start Input rows

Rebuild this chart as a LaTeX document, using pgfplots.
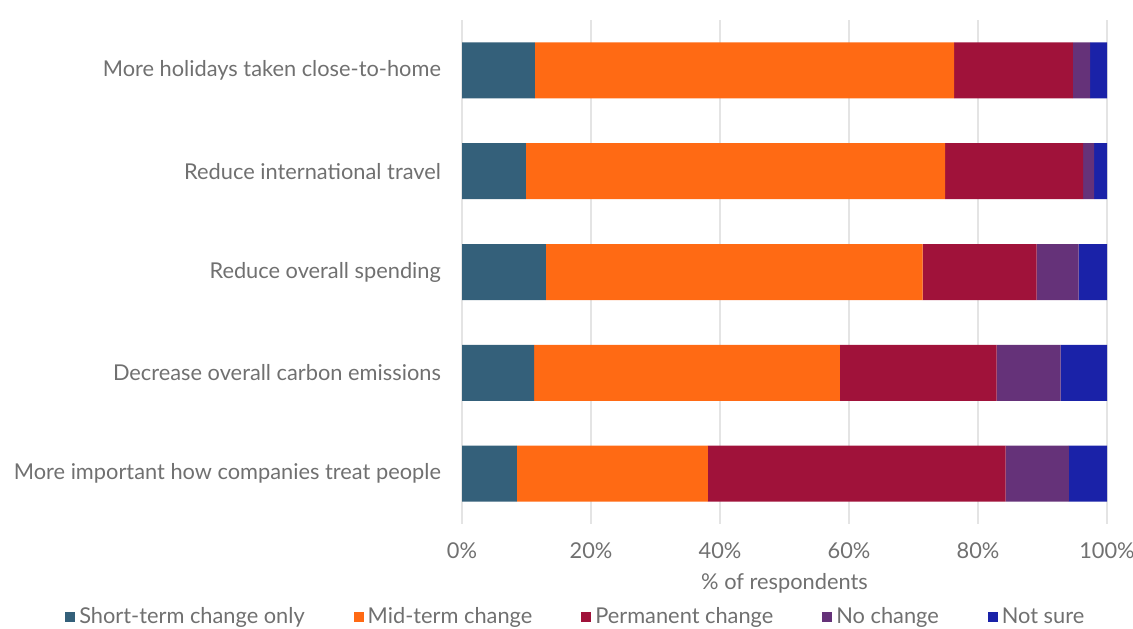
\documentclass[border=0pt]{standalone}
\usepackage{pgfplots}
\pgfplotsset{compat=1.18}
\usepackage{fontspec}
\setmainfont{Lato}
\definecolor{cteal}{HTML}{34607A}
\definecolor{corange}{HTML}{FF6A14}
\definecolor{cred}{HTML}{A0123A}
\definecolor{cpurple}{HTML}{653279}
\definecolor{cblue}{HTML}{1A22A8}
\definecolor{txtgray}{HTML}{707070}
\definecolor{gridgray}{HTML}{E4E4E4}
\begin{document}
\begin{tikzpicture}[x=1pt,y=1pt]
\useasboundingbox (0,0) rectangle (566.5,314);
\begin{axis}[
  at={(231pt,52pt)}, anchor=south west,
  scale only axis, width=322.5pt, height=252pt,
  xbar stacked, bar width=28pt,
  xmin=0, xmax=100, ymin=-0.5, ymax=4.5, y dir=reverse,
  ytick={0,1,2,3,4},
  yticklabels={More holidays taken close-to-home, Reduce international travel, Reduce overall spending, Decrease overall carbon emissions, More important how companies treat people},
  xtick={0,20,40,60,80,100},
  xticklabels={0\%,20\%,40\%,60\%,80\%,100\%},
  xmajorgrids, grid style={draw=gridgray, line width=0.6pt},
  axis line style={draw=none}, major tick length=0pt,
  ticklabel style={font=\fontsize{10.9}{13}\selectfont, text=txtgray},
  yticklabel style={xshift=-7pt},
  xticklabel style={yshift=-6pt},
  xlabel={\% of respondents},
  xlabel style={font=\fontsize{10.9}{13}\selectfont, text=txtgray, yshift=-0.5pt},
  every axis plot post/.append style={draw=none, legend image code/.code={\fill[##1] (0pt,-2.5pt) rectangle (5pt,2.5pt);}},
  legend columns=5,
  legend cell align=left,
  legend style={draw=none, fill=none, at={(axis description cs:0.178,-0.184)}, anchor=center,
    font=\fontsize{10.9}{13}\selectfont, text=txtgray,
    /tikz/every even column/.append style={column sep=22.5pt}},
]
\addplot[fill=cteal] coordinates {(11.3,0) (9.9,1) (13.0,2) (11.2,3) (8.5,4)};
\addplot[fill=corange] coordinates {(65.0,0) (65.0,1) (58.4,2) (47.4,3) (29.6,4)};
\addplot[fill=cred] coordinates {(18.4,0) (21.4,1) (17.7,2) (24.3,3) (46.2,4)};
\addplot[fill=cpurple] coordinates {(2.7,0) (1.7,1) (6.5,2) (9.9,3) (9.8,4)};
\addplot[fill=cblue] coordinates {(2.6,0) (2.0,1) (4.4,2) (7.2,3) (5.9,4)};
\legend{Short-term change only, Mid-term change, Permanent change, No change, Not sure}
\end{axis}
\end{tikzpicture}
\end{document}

end Input rows
start Input rows

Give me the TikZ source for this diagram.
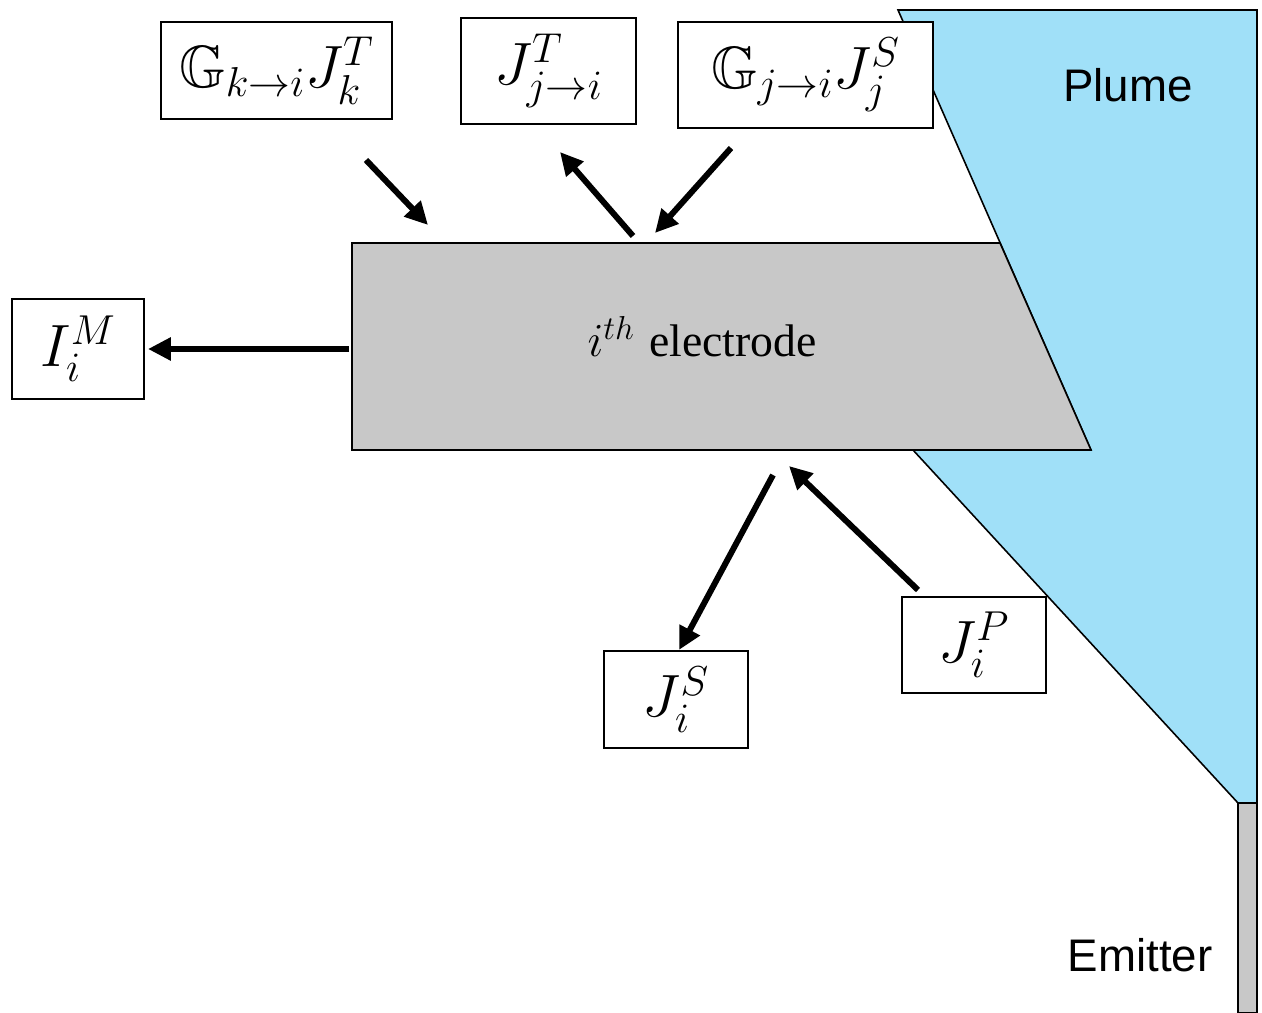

end Input rows

Given request
Select every line of the material above holding the word "this" and copy it.

Exercise result
Rebuild this chart as a LaTeX document, using pgfplots.
Give me the TikZ source for this diagram.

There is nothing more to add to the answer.